*Description of the task*. Begin with the first line of the material and write out each line exactly, ending with the line that contains "const row=document.createElement('div');". Pictures are not part of the copy.

*Supplied data*.
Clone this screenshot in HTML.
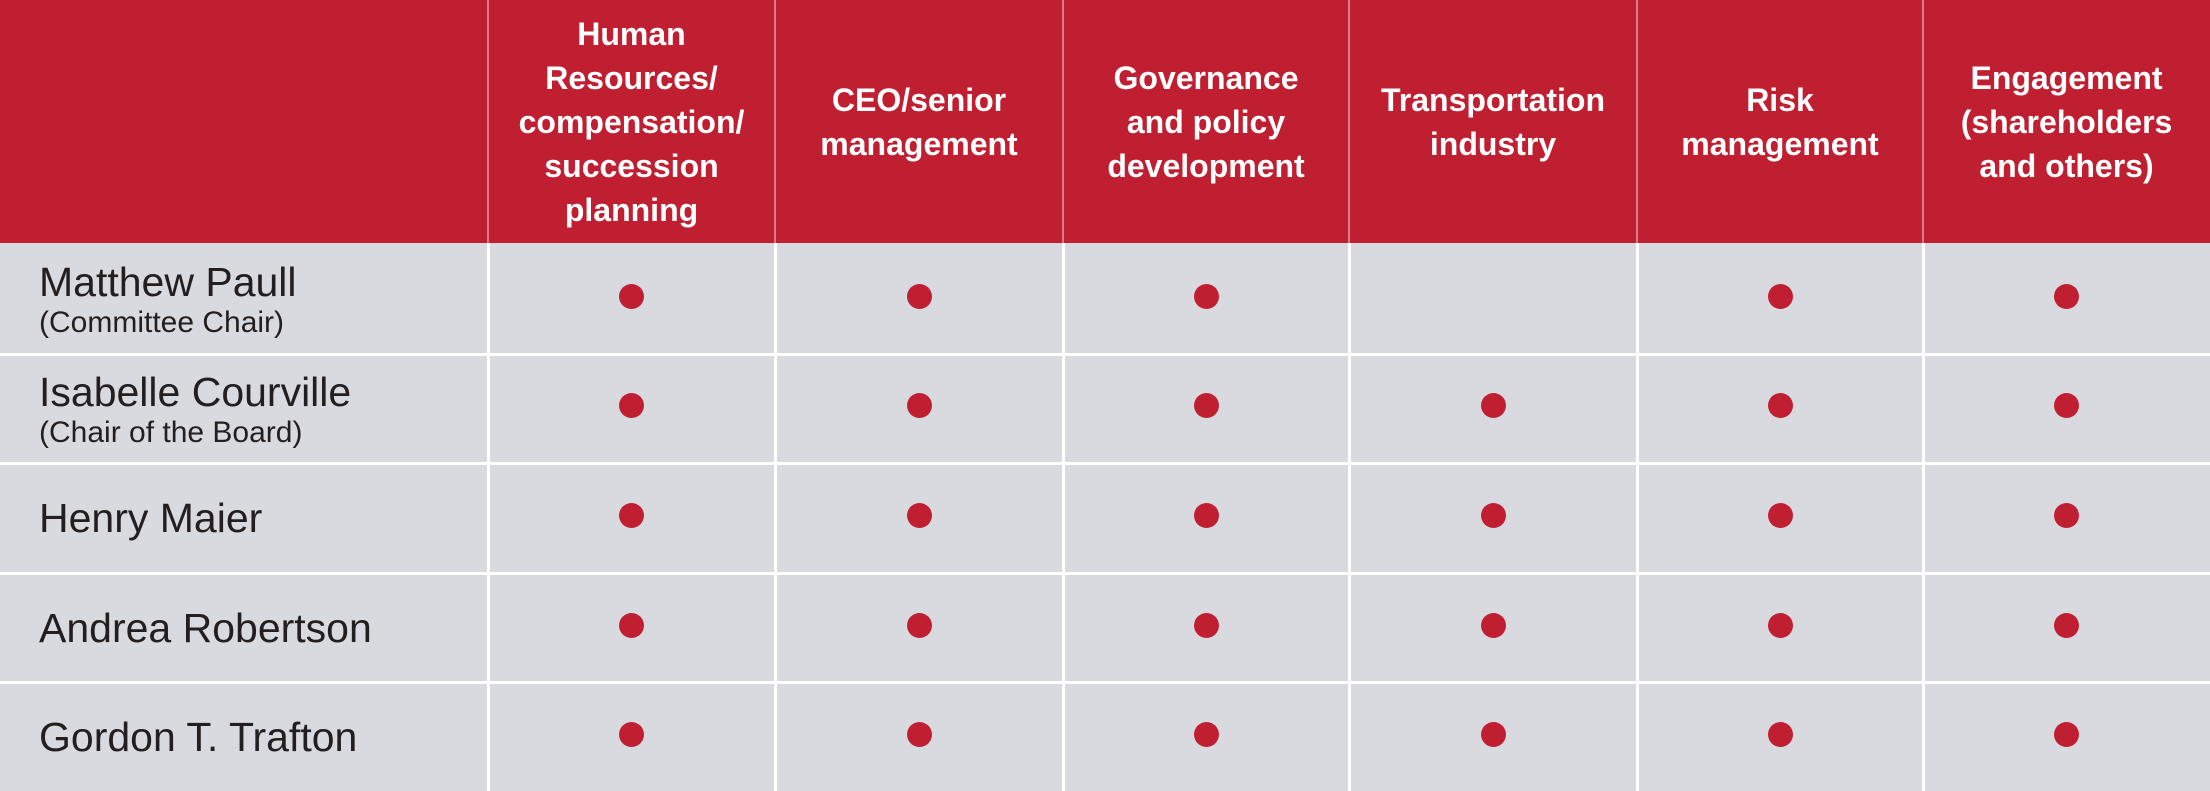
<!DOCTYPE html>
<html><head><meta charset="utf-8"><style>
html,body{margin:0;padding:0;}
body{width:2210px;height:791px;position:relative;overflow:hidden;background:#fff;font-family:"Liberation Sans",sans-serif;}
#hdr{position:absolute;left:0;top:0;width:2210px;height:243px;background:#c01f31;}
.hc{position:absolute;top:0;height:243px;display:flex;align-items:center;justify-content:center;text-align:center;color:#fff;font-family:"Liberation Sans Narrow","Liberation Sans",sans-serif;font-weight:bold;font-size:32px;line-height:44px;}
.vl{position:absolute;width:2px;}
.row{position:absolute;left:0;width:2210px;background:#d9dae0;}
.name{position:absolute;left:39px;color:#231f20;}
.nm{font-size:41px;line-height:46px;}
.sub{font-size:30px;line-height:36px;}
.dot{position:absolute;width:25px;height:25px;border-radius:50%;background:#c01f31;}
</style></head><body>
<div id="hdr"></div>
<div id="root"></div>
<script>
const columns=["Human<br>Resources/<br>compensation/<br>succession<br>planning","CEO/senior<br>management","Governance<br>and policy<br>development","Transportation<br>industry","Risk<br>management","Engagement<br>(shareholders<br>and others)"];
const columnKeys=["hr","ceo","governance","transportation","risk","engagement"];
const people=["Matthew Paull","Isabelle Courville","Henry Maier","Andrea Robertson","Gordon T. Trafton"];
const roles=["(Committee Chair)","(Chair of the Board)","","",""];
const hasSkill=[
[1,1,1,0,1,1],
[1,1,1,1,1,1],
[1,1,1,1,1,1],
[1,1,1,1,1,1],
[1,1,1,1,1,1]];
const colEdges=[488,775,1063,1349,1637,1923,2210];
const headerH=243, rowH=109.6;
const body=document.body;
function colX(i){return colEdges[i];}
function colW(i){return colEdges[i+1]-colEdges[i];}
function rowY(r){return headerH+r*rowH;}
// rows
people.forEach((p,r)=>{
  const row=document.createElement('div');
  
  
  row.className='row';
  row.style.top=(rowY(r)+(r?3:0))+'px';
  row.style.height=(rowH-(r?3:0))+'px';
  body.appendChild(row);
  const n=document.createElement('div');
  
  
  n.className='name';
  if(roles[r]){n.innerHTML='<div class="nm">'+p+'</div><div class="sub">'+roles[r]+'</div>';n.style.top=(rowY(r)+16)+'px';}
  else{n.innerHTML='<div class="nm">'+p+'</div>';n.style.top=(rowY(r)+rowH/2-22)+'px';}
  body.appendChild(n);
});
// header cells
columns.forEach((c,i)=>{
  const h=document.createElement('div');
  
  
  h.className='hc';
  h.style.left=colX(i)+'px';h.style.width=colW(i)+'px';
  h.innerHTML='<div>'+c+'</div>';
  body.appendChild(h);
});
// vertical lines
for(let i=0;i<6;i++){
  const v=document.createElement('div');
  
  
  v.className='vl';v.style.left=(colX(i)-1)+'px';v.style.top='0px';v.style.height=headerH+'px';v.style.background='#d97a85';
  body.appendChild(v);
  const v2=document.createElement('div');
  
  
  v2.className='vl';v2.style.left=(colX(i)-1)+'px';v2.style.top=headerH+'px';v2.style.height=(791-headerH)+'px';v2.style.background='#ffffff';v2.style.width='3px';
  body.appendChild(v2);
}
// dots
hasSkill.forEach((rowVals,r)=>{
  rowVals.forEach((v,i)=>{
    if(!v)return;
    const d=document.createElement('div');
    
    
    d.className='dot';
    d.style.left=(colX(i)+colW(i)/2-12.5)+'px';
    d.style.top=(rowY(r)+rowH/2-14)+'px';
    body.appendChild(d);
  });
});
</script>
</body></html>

*Final result*.
Clone this screenshot in HTML.
<!DOCTYPE html>
<html><head><meta charset="utf-8"><style>
html,body{margin:0;padding:0;}
body{width:2210px;height:791px;position:relative;overflow:hidden;background:#fff;font-family:"Liberation Sans",sans-serif;}
#hdr{position:absolute;left:0;top:0;width:2210px;height:243px;background:#c01f31;}
.hc{position:absolute;top:0;height:243px;display:flex;align-items:center;justify-content:center;text-align:center;color:#fff;font-family:"Liberation Sans Narrow","Liberation Sans",sans-serif;font-weight:bold;font-size:32px;line-height:44px;}
.vl{position:absolute;width:2px;}
.row{position:absolute;left:0;width:2210px;background:#d9dae0;}
.name{position:absolute;left:39px;color:#231f20;}
.nm{font-size:41px;line-height:46px;}
.sub{font-size:30px;line-height:36px;}
.dot{position:absolute;width:25px;height:25px;border-radius:50%;background:#c01f31;}
</style></head><body>
<div id="hdr"></div>
<div id="root"></div>
<script>
const columns=["Human<br>Resources/<br>compensation/<br>succession<br>planning","CEO/senior<br>management","Governance<br>and policy<br>development","Transportation<br>industry","Risk<br>management","Engagement<br>(shareholders<br>and others)"];
const columnKeys=["hr","ceo","governance","transportation","risk","engagement"];
const people=["Matthew Paull","Isabelle Courville","Henry Maier","Andrea Robertson","Gordon T. Trafton"];
const roles=["(Committee Chair)","(Chair of the Board)","","",""];
const hasSkill=[
[1,1,1,0,1,1],
[1,1,1,1,1,1],
[1,1,1,1,1,1],
[1,1,1,1,1,1],
[1,1,1,1,1,1]];
const colEdges=[488,775,1063,1349,1637,1923,2210];
const headerH=243, rowH=109.6;
const body=document.body;
function colX(i){return colEdges[i];}
function colW(i){return colEdges[i+1]-colEdges[i];}
function rowY(r){return headerH+r*rowH;}
// rows
people.forEach((p,r)=>{
  const row=document.createElement('div');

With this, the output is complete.